Agriculture Secretary Sonny Perdue said yesterday (1 May) the move would give authorities “flexibility in menu planning”, as he directed the US Department of Agriculture to start “the regulatory process to provide schools with additional options” in serving whole grain-rich foods in school meals.

However, campaign group the US Center for Science in the Public Interest (CSPI) warned the move would “freeze progress” on steps towards reducing salt in school meals.

In January 2012, the USDA’s Food and Nutrition Service (FNS) published a final rule establishing “new, science-based nutrition standards for the National School Lunch Program and School Breakfast Program”.

The rule set a target of reducing the sodium content of meals “gradually over a ten-year period” with two intermediate targets for both breakfast and lunch.

For breakfast for elementary pupils, the first target was for the ingredient to be less than or equal to 540mg, with the second at 485mg. For breakfast dishes for nine to 12-year-olds, the first target was set at 640mg, moving to a second target of 570mg.

The first target for lunches, for 2014-15, said sodium should be less than or equal to 1,230mg for elementary pupils, with a maximum of 1,420mg for children aged nine to 12. The second target for lunches, for 2017-18, set the levels at less than or equal to 935mg and 1,080mg respectively.

However, Perdue announced yesterday for school years 2017-2018 through to 2020, establishments will not be required to meet the second set of targets. Instead, schools that meet the first set of targets will be considered compliant.

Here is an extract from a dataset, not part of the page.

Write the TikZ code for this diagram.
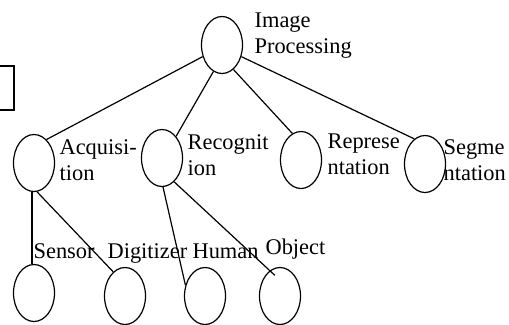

Perdue, meanwhile, also said schools would be given “the discretion to serve flavoured, 1% fat milk” for lunch or breakfast.

Margo Wootan, the CSPI’s nutrition policy director, said: “Ninety per cent of American kids eat too much sodium every day Schools have been moving in the right direction, so it makes no sense to freeze that progress in its tracks – and allow dangerously high levels of salt in school lunch.”